- **TASK INSTRUCTIONS**
Check each line for the string "React". Give only the count of lines that have it.

- **SUPPLIED DATA**

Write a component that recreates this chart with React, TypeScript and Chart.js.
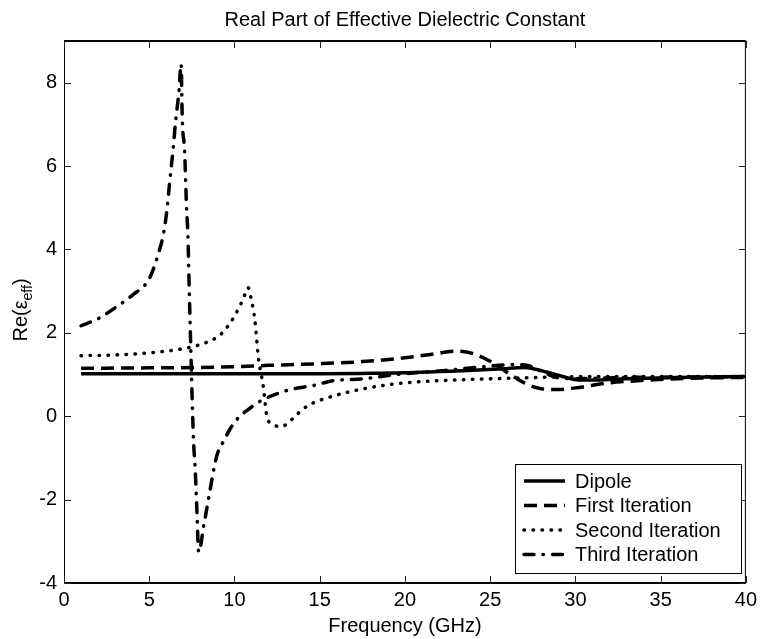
import React, { useEffect, useRef } from 'react';
import { Chart, registerables } from 'chart.js';

Chart.register(...registerables);

const TITLE = 'Real Part of Effective Dielectric Constant';
const X_LABEL = 'Frequency (GHz)';
const SERIES_LABELS = ['Dipole', 'First Iteration', 'Second Iteration', 'Third Iteration'];

const dipoleX = [1, 5, 10, 15, 18, 20, 22, 24, 25.5, 27, 28.3, 29.3, 30.2, 31.2, 33, 36, 40];
const dipoleY = [1.02, 1.02, 1.02, 1.02, 1.03, 1.04, 1.07, 1.1, 1.13, 1.17, 1.06, 0.95, 0.87, 0.87, 0.9, 0.93, 0.95];

const firstX = [1, 5, 8, 10, 12, 15, 17.5, 19.5, 21.5, 23, 24, 25, 26, 27, 28, 29, 30, 32, 34, 36, 38, 40];
const firstY = [1.15, 1.16, 1.17, 1.19, 1.22, 1.26, 1.31, 1.38, 1.48, 1.56, 1.5, 1.32, 1.05, 0.8, 0.66, 0.64, 0.68, 0.8, 0.86, 0.9, 0.92, 0.93];

const secondX = [1, 3, 5, 7, 8, 9, 9.4, 10, 10.5, 10.8, 11.0, 11.2, 11.4, 11.6, 11.7, 11.9, 12.2, 12.7, 13.1, 13.5, 14.3, 15.6, 17.6, 19.5, 22.4, 25.3, 28, 30, 35, 40];
const secondY = [1.45, 1.47, 1.52, 1.62, 1.72, 1.9, 2.05, 2.4, 2.8, 3.08, 2.77, 2.3, 1.41, 0.93, 0.69, 0.0, -0.18, -0.25, -0.18, -0.02, 0.25, 0.46, 0.66, 0.78, 0.86, 0.9, 0.93, 0.95, 0.95, 0.95];

const thirdX = [1, 2, 3, 4, 5, 5.5, 5.87, 6.05, 6.22, 6.4, 6.55, 6.74, 6.87, 6.94, 7.07, 7.19, 7.27, 7.33, 7.42, 7.52, 7.6, 7.7, 7.8, 7.9, 8.2, 8.5, 8.8, 9.0, 9.36, 9.75, 10.2, 10.8, 11.6, 13.1, 14.9, 15.6, 17.6, 19.5, 22.4, 24.4, 26.5, 27.2, 28, 29, 30, 33, 36, 40];
const thirdY = [2.17, 2.34, 2.6, 2.9, 3.3, 3.85, 4.45, 5.0, 5.7, 6.4, 7.09, 7.77, 8.45, 7.1, 6.4, 5.0, 4.33, 3.3, 1.9, 0.4, -0.6, -1.3, -2.3, -3.26, -2.62, -1.93, -1.25, -0.9, -0.6, -0.3, -0.05, 0.16, 0.38, 0.62, 0.76, 0.84, 0.9, 1.0, 1.1, 1.18, 1.24, 1.22, 1.08, 0.92, 0.9, 0.93, 0.94, 0.95];

const X_MIN = 0, X_MAX = 40, X_STEP = 5;
const Y_MIN = -4, Y_MAX = 9, Y_STEP = 2;

const FONT = '"Liberation Sans", Arial, Helvetica, sans-serif';

const pts = (xs: number[], ys: number[]) => xs.map((x, i) => ({ x, y: ys[i] }));

const styles = [
  { dash: [] as number[], cap: 'butt' },
  { dash: [13, 7], cap: 'butt' },
  { dash: [0.5, 8.5], cap: 'round' },
  { dash: [10, 9, 0.5, 9], cap: 'round' },
];

const decorPlugin = {
  id: 'decor',
  afterDraw(chart: any) {
    const ctx = chart.ctx as CanvasRenderingContext2D;
    const a = chart.chartArea;
    const xs = chart.scales.x;
    const ys = chart.scales.y;
    ctx.save();
    ctx.strokeStyle = '#000';
    ctx.setLineDash([]);
    ctx.lineWidth = 1;
    ctx.beginPath();
    ctx.moveTo(a.left + 0.5, a.top);
    ctx.lineTo(a.left + 0.5, a.bottom);
    ctx.moveTo(a.right - 0.5, a.top);
    ctx.lineTo(a.right - 0.5, a.bottom);
    ctx.stroke();
    ctx.lineWidth = 2;
    ctx.beginPath();
    ctx.moveTo(a.left, a.top);
    ctx.lineTo(a.right, a.top);
    ctx.moveTo(a.left, a.bottom);
    ctx.lineTo(a.right, a.bottom);
    ctx.stroke();
    ctx.lineWidth = 1;
    ctx.strokeStyle = '#222';
    ctx.beginPath();
    xs.ticks.forEach((t: any) => {
      const px = Math.round(xs.getPixelForValue(t.value)) + 0.5;
      ctx.moveTo(px, a.bottom);
      ctx.lineTo(px, a.bottom - 7);
      ctx.moveTo(px, a.top);
      ctx.lineTo(px, a.top + 7);
    });
    ys.ticks.forEach((t: any) => {
      const py = Math.round(ys.getPixelForValue(t.value)) + 0.5;
      ctx.moveTo(a.left, py);
      ctx.lineTo(a.left + 7, py);
      ctx.moveTo(a.right, py);
      ctx.lineTo(a.right - 7, py);
    });
    ctx.stroke();

    ctx.fillStyle = '#000';
    ctx.font = `20px ${FONT}`;
    ctx.textAlign = 'center';
    ctx.textBaseline = 'alphabetic';
    ctx.fillText(TITLE, (a.left + a.right) / 2, 26);
    ctx.fillText(X_LABEL, (a.left + a.right) / 2, 632);

    ctx.save();
    ctx.translate(27, (a.top + a.bottom) / 2 - 2);
    ctx.rotate(-Math.PI / 2);
    const main1 = 'Re(\u03B5';
    const sub = 'eff';
    const main2 = ')';
    ctx.font = `20px ${FONT}`;
    const w1 = ctx.measureText(main1).width;
    const w3 = ctx.measureText(main2).width;
    ctx.font = `14px ${FONT}`;
    const w2 = ctx.measureText(sub).width;
    const total = w1 + w2 + w3;
    let cx = -total / 2;
    ctx.textAlign = 'left';
    ctx.font = `20px ${FONT}`;
    ctx.fillText(main1, cx, 0);
    cx += w1;
    ctx.font = `14px ${FONT}`;
    ctx.fillText(sub, cx, 5);
    cx += w2;
    ctx.font = `20px ${FONT}`;
    ctx.fillText(main2, cx, 0);
    ctx.restore();

    const lx = 515, ly = 464, lw = 226, lh = 109;
    ctx.fillStyle = '#fff';
    ctx.fillRect(lx, ly, lw, lh);
    ctx.strokeStyle = '#000';
    ctx.lineWidth = 1;
    ctx.setLineDash([]);
    ctx.strokeRect(lx + 0.5, ly + 0.5, lw, lh);
    chart.data.datasets.forEach((ds: any, i: number) => {
      const y = 481 + i * 24.5;
      ctx.save();
      ctx.strokeStyle = '#000';
      ctx.lineWidth = ds.borderWidth;
      ctx.lineCap = ds.borderCapStyle;
      ctx.setLineDash(ds.borderDash || []);
      ctx.beginPath();
      ctx.moveTo(524, y);
      ctx.lineTo(565, y);
      ctx.stroke();
      ctx.restore();
      ctx.fillStyle = '#000';
      ctx.font = `20px ${FONT}`;
      ctx.textAlign = 'left';
      ctx.textBaseline = 'middle';
      ctx.fillText(ds.label, 575, y + 1);
    });
    ctx.restore();
  },
};

export default function App() {
  const ref = useRef<HTMLCanvasElement>(null);
  useEffect(() => {
    document.body.style.margin = '0';
    const seriesX = [dipoleX, firstX, secondX, thirdX];
    const seriesY = [dipoleY, firstY, secondY, thirdY];
    const chart = new Chart(ref.current!, {
      type: 'line',
      data: {
        datasets: SERIES_LABELS.map((label, i) => ({
          label,
          data: pts(seriesX[i], seriesY[i]),
          borderColor: '#000',
          backgroundColor: '#000',
          borderWidth: 3.5,
          borderDash: styles[i].dash,
          borderCapStyle: styles[i].cap as any,
          borderJoinStyle: 'round' as any,
          pointRadius: 0,
          fill: false,
          cubicInterpolationMode: 'monotone' as any,
        })),
      },
      options: {
        animation: false,
        responsive: false,
        devicePixelRatio: 1,
        layout: { padding: { left: 0, right: 10, top: 41, bottom: 0 } },
        plugins: { legend: { display: false }, title: { display: false }, tooltip: { enabled: false } },
        scales: {
          x: {
            type: 'linear',
            min: X_MIN,
            max: X_MAX,
            grid: { display: false, drawTicks: false },
            border: { display: false },
            ticks: {
              stepSize: X_STEP,
              autoSkip: false,
              maxRotation: 0,
              color: '#000',
              padding: 5,
              font: { family: FONT, size: 20 },
            },
            afterFit: (s: any) => { s.height = 56; },
          },
          y: {
            type: 'linear',
            min: Y_MIN,
            max: Y_MAX,
            grid: { display: false, drawTicks: false },
            border: { display: false },
            ticks: {
              stepSize: Y_STEP,
              autoSkip: false,
              color: '#000',
              padding: 7,
              font: { family: FONT, size: 20 },
            },
            afterBuildTicks: (s: any) => {
              s.ticks = s.ticks.filter((t: any) => (t.value - Y_MIN) % Y_STEP === 0);
            },
            afterFit: (s: any) => { s.width = 64; },
          },
        },
      },
      plugins: [decorPlugin],
    });
    return () => chart.destroy();
  }, []);
  return <canvas ref={ref} width={762} height={639} style={{ display: 'block' }} />;
}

- **FULL SOLUTION**
2